>>>

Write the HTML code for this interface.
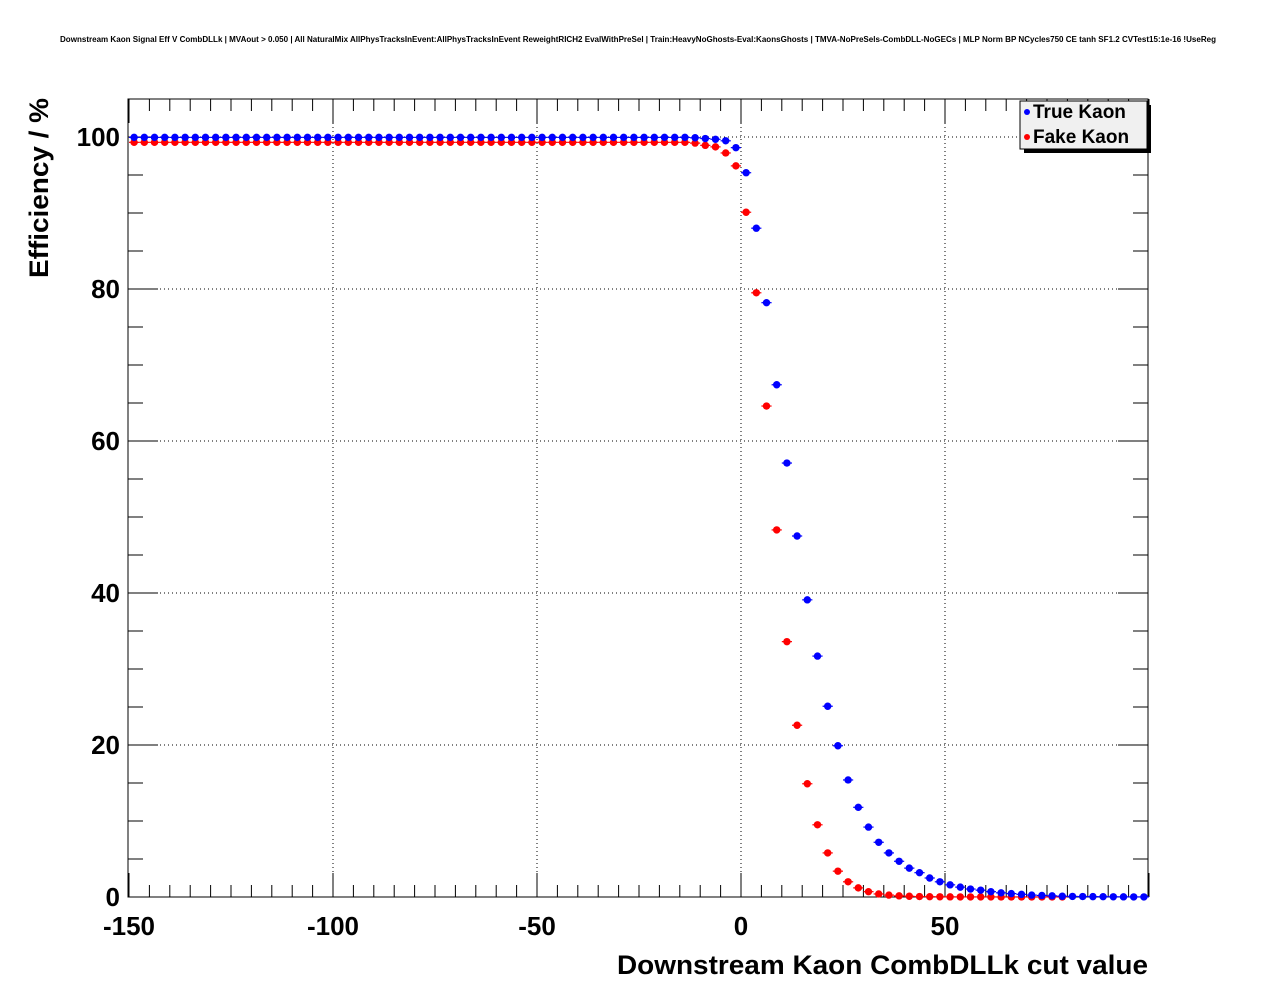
<!DOCTYPE html>
<html><head><meta charset="utf-8"><style>body{margin:0;background:#fff}svg{display:block}text{font-family:"Liberation Sans",sans-serif}</style></head>
<body>
<svg id="s" width="1276" height="996" xmlns="http://www.w3.org/2000/svg">
<rect width="1276" height="996" fill="#fff"/>
<text x="638" y="42" font-size="8" font-weight="bold" text-anchor="middle" textLength="1156" lengthAdjust="spacingAndGlyphs">Downstream Kaon Signal Eff V CombDLLk | MVAout &gt; 0.050 | All NaturalMix AllPhysTracksInEvent:AllPhysTracksInEvent ReweightRICH2 EvalWithPreSel | Train:HeavyNoGhosts-Eval:KaonsGhosts | TMVA-NoPreSels-CombDLL-NoGECs | MLP Norm BP NCycles750 CE tanh SF1.2 CVTest15:1e-16 !UseReg</text>
<g id="grid" stroke="#000" stroke-dasharray="1,3" stroke-width="1"></g>
<rect x="128" y="99" width="1020" height="798" fill="none" stroke="#000" stroke-width="1"/>
<g id="ticks" stroke="#000" stroke-width="1"></g>
<g id="lab" font-size="26" font-weight="bold"></g>
<text x="1148" y="974" font-size="27" font-weight="bold" text-anchor="end" textLength="531" lengthAdjust="spacingAndGlyphs">Downstream Kaon CombDLLk cut value</text>
<text transform="translate(48,278) rotate(-90)" font-size="27" font-weight="bold" textLength="180" lengthAdjust="spacingAndGlyphs">Efficiency / %</text>
<g id="pts"></g>
<rect x="1024" y="105" width="127" height="48" fill="#000"/>
<rect x="1020" y="101" width="127" height="48" fill="#f0f0f0" stroke="#000" stroke-width="1"/>
<circle cx="1027" cy="112" r="3" fill="#00f"/><text x="1033" y="118" font-size="19" font-weight="bold">True Kaon</text>
<circle cx="1027" cy="137" r="3" fill="#f00"/><text x="1033" y="143" font-size="19" font-weight="bold">Fake Kaon</text>
</svg>
<script>
const NS="http://www.w3.org/2000/svg";
function el(p,t,a){const e=document.createElementNS(NS,t);for(const k in a)e.setAttribute(k,a[k]);p.appendChild(e);return e;}
const X=v=>741+v*4.08, Y=v=>897-v*7.6;
const g=document.getElementById('grid'),tk=document.getElementById('ticks'),lb=document.getElementById('lab'),pts=document.getElementById('pts');
for(const v of[-100,-50,0,50]) el(g,'line',{x1:X(v),x2:X(v),y1:99,y2:897});
for(const v of[20,40,60,80,100]) el(g,'line',{x1:128,x2:1148,y1:Y(v),y2:Y(v)});
for(let v=-150;v<=100;v+=5){const big=v%50==0;el(tk,'line',{x1:X(v),x2:X(v),y1:897,y2:897-(big?24:12)});el(tk,'line',{x1:X(v),x2:X(v),y1:99,y2:99+(big?24:12)});}
for(let v=0;v<=105;v+=5){const big=v%20==0;el(tk,'line',{x1:128,x2:128+(big?30:15),y1:Y(v),y2:Y(v)});el(tk,'line',{x1:1148,x2:1148-(big?30:15),y1:Y(v),y2:Y(v)});}
for(const v of[-150,-100,-50,0,50]){const t=el(lb,'text',{x:X(v),y:935,'text-anchor':'middle'});t.textContent=v;}
for(const v of[0,20,40,60,80,100]){const t=el(lb,'text',{x:120,y:Y(v)+9,'text-anchor':'end'});t.textContent=v;}
const blueA=[95.3,88,78.2,67.4,57.1,47.5,39.1,31.7,25.1,19.9,15.4,11.8,9.2,7.2,5.8,4.7,3.8,3.2,2.5,2.0,1.6,1.3,1.05,0.9,0.7,0.55,0.45,0.35,0.25,0.2,0.15,0.1,0.08,0.06,0.05,0.04,0.03,0.02,0.01,0.01];
const redA=[90.1,79.5,64.6,48.3,33.6,22.6,14.9,9.5,5.8,3.4,2.0,1.2,0.7,0.4,0.25,0.15,0.1,0.06,0.04,0.03,0.02,0.01,0.01,0.01,0.01,0.005,0.005,0.005,0.005,0.005,0.005,0.005];
const blueB=[98.6,99.5,99.7,99.8,99.9];
const redB=[96.2,97.9,98.7,98.9,99.2];
function val(arrA,arrB,flat,i){
  if(i>=60){const k=i-60;return k<arrA.length?arrA[k]:null;}
  const k=59-i; return k<arrB.length?arrB[k]:flat;}
function draw(col,arrA,arrB,flat){
  for(let i=0;i<100;i++){const v=val(arrA,arrB,flat,i);if(v===null)continue;const c=-148.75+2.5*i;
    el(pts,'line',{x1:X(c-1.25),x2:X(c+1.25),y1:Y(v),y2:Y(v),stroke:col,'stroke-width':1.2});
    el(pts,'circle',{cx:X(c),cy:Y(v),r:3.7,fill:col});}}
draw('#f00',redA,redB,99.3);
draw('#00f',blueA,blueB,99.95);
</script>
</body></html>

<<<

Word for word, quote the lines above. Omit the pictures.

Write the HTML code for this interface.
<!DOCTYPE html>
<html><head><meta charset="utf-8"><style>body{margin:0;background:#fff}svg{display:block}text{font-family:"Liberation Sans",sans-serif}</style></head>
<body>
<svg id="s" width="1276" height="996" xmlns="http://www.w3.org/2000/svg">
<rect width="1276" height="996" fill="#fff"/>
<text x="638" y="42" font-size="8" font-weight="bold" text-anchor="middle" textLength="1156" lengthAdjust="spacingAndGlyphs">Downstream Kaon Signal Eff V CombDLLk | MVAout &gt; 0.050 | All NaturalMix AllPhysTracksInEvent:AllPhysTracksInEvent ReweightRICH2 EvalWithPreSel | Train:HeavyNoGhosts-Eval:KaonsGhosts | TMVA-NoPreSels-CombDLL-NoGECs | MLP Norm BP NCycles750 CE tanh SF1.2 CVTest15:1e-16 !UseReg</text>
<g id="grid" stroke="#000" stroke-dasharray="1,3" stroke-width="1"></g>
<rect x="128" y="99" width="1020" height="798" fill="none" stroke="#000" stroke-width="1"/>
<g id="ticks" stroke="#000" stroke-width="1"></g>
<g id="lab" font-size="26" font-weight="bold"></g>
<text x="1148" y="974" font-size="27" font-weight="bold" text-anchor="end" textLength="531" lengthAdjust="spacingAndGlyphs">Downstream Kaon CombDLLk cut value</text>
<text transform="translate(48,278) rotate(-90)" font-size="27" font-weight="bold" textLength="180" lengthAdjust="spacingAndGlyphs">Efficiency / %</text>
<g id="pts"></g>
<rect x="1024" y="105" width="127" height="48" fill="#000"/>
<rect x="1020" y="101" width="127" height="48" fill="#f0f0f0" stroke="#000" stroke-width="1"/>
<circle cx="1027" cy="112" r="3" fill="#00f"/><text x="1033" y="118" font-size="19" font-weight="bold">True Kaon</text>
<circle cx="1027" cy="137" r="3" fill="#f00"/><text x="1033" y="143" font-size="19" font-weight="bold">Fake Kaon</text>
</svg>
<script>
const NS="http://www.w3.org/2000/svg";
function el(p,t,a){const e=document.createElementNS(NS,t);for(const k in a)e.setAttribute(k,a[k]);p.appendChild(e);return e;}
const X=v=>741+v*4.08, Y=v=>897-v*7.6;
const g=document.getElementById('grid'),tk=document.getElementById('ticks'),lb=document.getElementById('lab'),pts=document.getElementById('pts');
for(const v of[-100,-50,0,50]) el(g,'line',{x1:X(v),x2:X(v),y1:99,y2:897});
for(const v of[20,40,60,80,100]) el(g,'line',{x1:128,x2:1148,y1:Y(v),y2:Y(v)});
for(let v=-150;v<=100;v+=5){const big=v%50==0;el(tk,'line',{x1:X(v),x2:X(v),y1:897,y2:897-(big?24:12)});el(tk,'line',{x1:X(v),x2:X(v),y1:99,y2:99+(big?24:12)});}
for(let v=0;v<=105;v+=5){const big=v%20==0;el(tk,'line',{x1:128,x2:128+(big?30:15),y1:Y(v),y2:Y(v)});el(tk,'line',{x1:1148,x2:1148-(big?30:15),y1:Y(v),y2:Y(v)});}
for(const v of[-150,-100,-50,0,50]){const t=el(lb,'text',{x:X(v),y:935,'text-anchor':'middle'});t.textContent=v;}
for(const v of[0,20,40,60,80,100]){const t=el(lb,'text',{x:120,y:Y(v)+9,'text-anchor':'end'});t.textContent=v;}
const blueA=[95.3,88,78.2,67.4,57.1,47.5,39.1,31.7,25.1,19.9,15.4,11.8,9.2,7.2,5.8,4.7,3.8,3.2,2.5,2.0,1.6,1.3,1.05,0.9,0.7,0.55,0.45,0.35,0.25,0.2,0.15,0.1,0.08,0.06,0.05,0.04,0.03,0.02,0.01,0.01];
const redA=[90.1,79.5,64.6,48.3,33.6,22.6,14.9,9.5,5.8,3.4,2.0,1.2,0.7,0.4,0.25,0.15,0.1,0.06,0.04,0.03,0.02,0.01,0.01,0.01,0.01,0.005,0.005,0.005,0.005,0.005,0.005,0.005];
const blueB=[98.6,99.5,99.7,99.8,99.9];
const redB=[96.2,97.9,98.7,98.9,99.2];
function val(arrA,arrB,flat,i){
  if(i>=60){const k=i-60;return k<arrA.length?arrA[k]:null;}
  const k=59-i; return k<arrB.length?arrB[k]:flat;}
function draw(col,arrA,arrB,flat){
  for(let i=0;i<100;i++){const v=val(arrA,arrB,flat,i);if(v===null)continue;const c=-148.75+2.5*i;
    el(pts,'line',{x1:X(c-1.25),x2:X(c+1.25),y1:Y(v),y2:Y(v),stroke:col,'stroke-width':1.2});
    el(pts,'circle',{cx:X(c),cy:Y(v),r:3.7,fill:col});}}
draw('#f00',redA,redB,99.3);
draw('#00f',blueA,blueB,99.95);
</script>
</body></html>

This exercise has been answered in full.